----- Collected data -----

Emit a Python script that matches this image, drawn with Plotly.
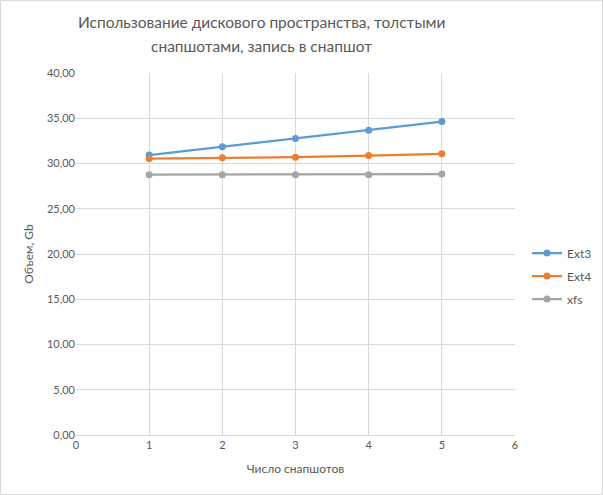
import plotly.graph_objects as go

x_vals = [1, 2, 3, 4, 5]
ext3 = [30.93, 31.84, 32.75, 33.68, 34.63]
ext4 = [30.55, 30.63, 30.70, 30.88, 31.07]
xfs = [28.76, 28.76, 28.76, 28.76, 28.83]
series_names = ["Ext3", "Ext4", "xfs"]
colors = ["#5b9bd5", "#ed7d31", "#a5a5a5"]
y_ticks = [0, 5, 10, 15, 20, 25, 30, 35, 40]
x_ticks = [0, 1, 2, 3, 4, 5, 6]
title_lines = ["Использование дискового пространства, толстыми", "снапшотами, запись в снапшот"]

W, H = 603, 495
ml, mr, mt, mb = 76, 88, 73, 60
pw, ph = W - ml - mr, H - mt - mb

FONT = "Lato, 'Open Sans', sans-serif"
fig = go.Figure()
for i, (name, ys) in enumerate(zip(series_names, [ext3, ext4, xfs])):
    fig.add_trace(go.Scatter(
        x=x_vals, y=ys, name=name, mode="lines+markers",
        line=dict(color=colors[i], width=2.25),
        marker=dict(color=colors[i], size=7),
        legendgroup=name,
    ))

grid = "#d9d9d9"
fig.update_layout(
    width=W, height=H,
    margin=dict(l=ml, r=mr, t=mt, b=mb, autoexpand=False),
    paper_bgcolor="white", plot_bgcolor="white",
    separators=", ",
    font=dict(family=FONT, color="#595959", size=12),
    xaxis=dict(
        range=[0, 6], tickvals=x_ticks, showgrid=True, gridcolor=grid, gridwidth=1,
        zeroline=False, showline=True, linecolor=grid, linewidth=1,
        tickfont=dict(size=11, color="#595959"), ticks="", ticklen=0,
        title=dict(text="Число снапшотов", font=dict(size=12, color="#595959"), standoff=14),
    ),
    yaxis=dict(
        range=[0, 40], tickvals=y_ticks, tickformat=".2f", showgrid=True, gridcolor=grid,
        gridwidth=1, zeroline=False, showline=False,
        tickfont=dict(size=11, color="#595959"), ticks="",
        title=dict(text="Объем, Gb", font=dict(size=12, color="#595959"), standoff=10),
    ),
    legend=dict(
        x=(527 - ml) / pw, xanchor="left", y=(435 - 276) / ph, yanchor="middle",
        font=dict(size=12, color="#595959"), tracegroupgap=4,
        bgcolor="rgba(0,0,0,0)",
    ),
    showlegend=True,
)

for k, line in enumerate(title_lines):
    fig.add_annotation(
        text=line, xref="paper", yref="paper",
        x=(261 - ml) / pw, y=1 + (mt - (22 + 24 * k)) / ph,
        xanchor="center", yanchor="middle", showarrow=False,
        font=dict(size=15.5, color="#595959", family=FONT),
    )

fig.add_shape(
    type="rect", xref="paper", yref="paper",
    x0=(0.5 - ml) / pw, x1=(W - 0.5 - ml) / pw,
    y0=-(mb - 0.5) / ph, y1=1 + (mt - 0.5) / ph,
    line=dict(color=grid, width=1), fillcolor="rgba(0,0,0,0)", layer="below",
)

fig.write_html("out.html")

-----

_What this task involves_
Every line above should be returned word for word, with the pictures left behind.

_In response_
Emit a Python script that matches this image, drawn with Plotly.
import plotly.graph_objects as go

x_vals = [1, 2, 3, 4, 5]
ext3 = [30.93, 31.84, 32.75, 33.68, 34.63]
ext4 = [30.55, 30.63, 30.70, 30.88, 31.07]
xfs = [28.76, 28.76, 28.76, 28.76, 28.83]
series_names = ["Ext3", "Ext4", "xfs"]
colors = ["#5b9bd5", "#ed7d31", "#a5a5a5"]
y_ticks = [0, 5, 10, 15, 20, 25, 30, 35, 40]
x_ticks = [0, 1, 2, 3, 4, 5, 6]
title_lines = ["Использование дискового пространства, толстыми", "снапшотами, запись в снапшот"]

W, H = 603, 495
ml, mr, mt, mb = 76, 88, 73, 60
pw, ph = W - ml - mr, H - mt - mb

FONT = "Lato, 'Open Sans', sans-serif"
fig = go.Figure()
for i, (name, ys) in enumerate(zip(series_names, [ext3, ext4, xfs])):
    fig.add_trace(go.Scatter(
        x=x_vals, y=ys, name=name, mode="lines+markers",
        line=dict(color=colors[i], width=2.25),
        marker=dict(color=colors[i], size=7),
        legendgroup=name,
    ))

grid = "#d9d9d9"
fig.update_layout(
    width=W, height=H,
    margin=dict(l=ml, r=mr, t=mt, b=mb, autoexpand=False),
    paper_bgcolor="white", plot_bgcolor="white",
    separators=", ",
    font=dict(family=FONT, color="#595959", size=12),
    xaxis=dict(
        range=[0, 6], tickvals=x_ticks, showgrid=True, gridcolor=grid, gridwidth=1,
        zeroline=False, showline=True, linecolor=grid, linewidth=1,
        tickfont=dict(size=11, color="#595959"), ticks="", ticklen=0,
        title=dict(text="Число снапшотов", font=dict(size=12, color="#595959"), standoff=14),
    ),
    yaxis=dict(
        range=[0, 40], tickvals=y_ticks, tickformat=".2f", showgrid=True, gridcolor=grid,
        gridwidth=1, zeroline=False, showline=False,
        tickfont=dict(size=11, color="#595959"), ticks="",
        title=dict(text="Объем, Gb", font=dict(size=12, color="#595959"), standoff=10),
    ),
    legend=dict(
        x=(527 - ml) / pw, xanchor="left", y=(435 - 276) / ph, yanchor="middle",
        font=dict(size=12, color="#595959"), tracegroupgap=4,
        bgcolor="rgba(0,0,0,0)",
    ),
    showlegend=True,
)

for k, line in enumerate(title_lines):
    fig.add_annotation(
        text=line, xref="paper", yref="paper",
        x=(261 - ml) / pw, y=1 + (mt - (22 + 24 * k)) / ph,
        xanchor="center", yanchor="middle", showarrow=False,
        font=dict(size=15.5, color="#595959", family=FONT),
    )

fig.add_shape(
    type="rect", xref="paper", yref="paper",
    x0=(0.5 - ml) / pw, x1=(W - 0.5 - ml) / pw,
    y0=-(mb - 0.5) / ph, y1=1 + (mt - 0.5) / ph,
    line=dict(color=grid, width=1), fillcolor="rgba(0,0,0,0)", layer="below",
)

fig.write_html("out.html")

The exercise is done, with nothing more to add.